When it comes to talking about time and age on a geologic scale, our everyday watches, clocks, and units of measurement fall short. We understand minutes and days and years. We can count seconds and even measure smaller units that help us evaluate the outcome of a race. We understand centuries based on family trees and history books, and we have a conceptual sense of a few thousand years. But when it comes to talking about a rock that may be billions of years old, what do we do? What scale can we use to help evaluate an object's timeline and history?
The Big Picture
For geologists, paleontologists, archaeologists, and anthropologists, objects of study are often talked about in terms of thousands, millions, or even billions and positioned within the geological timescale of Earth. Dating an artifact found on a dig or evaluating the age of a rock requires special kinds of calculations and assessment. One important approach used in geologic dating involves radioactivity.
By evaluating the number of parent and daughter isotopes of an element that are present in an artifact, and by relating that number to the known half-life of the isotope, scientists can date the object. Students often learn about radiocarbon dating, a form of radiometric dating based on the presence of carbon-14, which has a known rate of decay (or half-life).

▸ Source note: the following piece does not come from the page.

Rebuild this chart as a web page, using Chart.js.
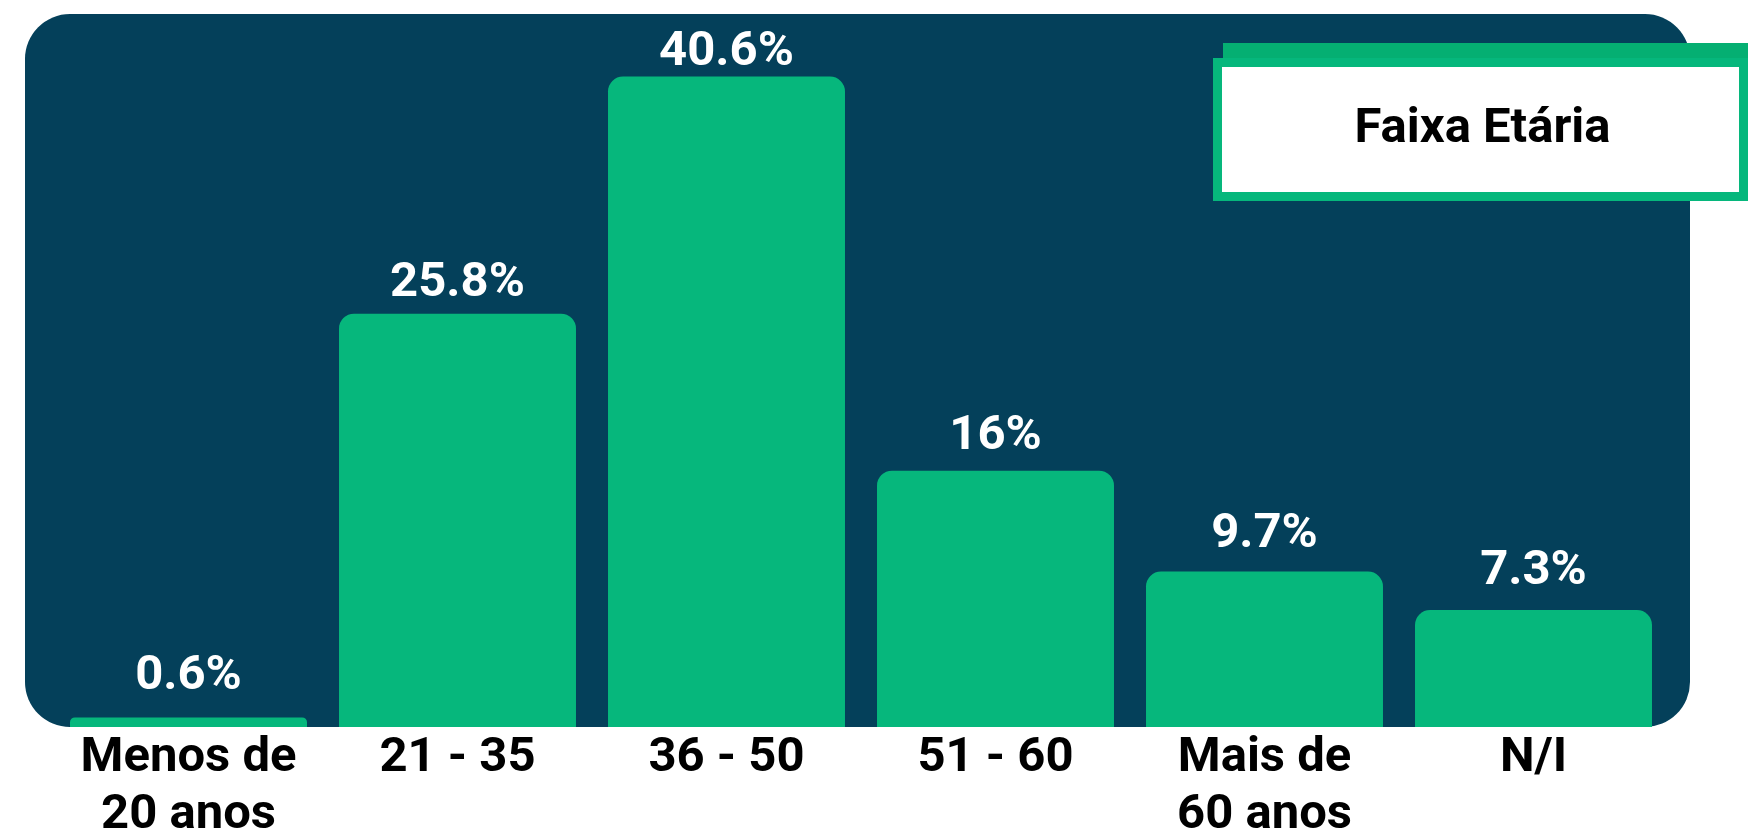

Another form of radiometric dating involves potassium, which has a half-life of 1.25 billion years and changes to argon as it decays.
Putting Radiometric Dating in Perspective
The new "How Old Is That Rock? Roll the Dice & Use Radiometric Dating to Find Out" geology Project Idea helps students better understand how radiometric dating works by using a hands-on game to simulate the process. Using dice, each one marked with one side that represents a daughter isotope, students can roll their way through the decay cycle of a hypothetical element. As they record their rolls on a data chart, students create and evaluate the decay curve for the isotope.
After rolling the 100 dice until all of the parents have transformed and studying the rate of decay of the imagined isotope, students can work backwards and deduce the age of a sample created by a friend or family member by correlating available data and comparing it to the decay curve.
This hands-on project is an innovative way for kids to visualize the half-life decay process and the statistics involved in determining rates of decay and geological age.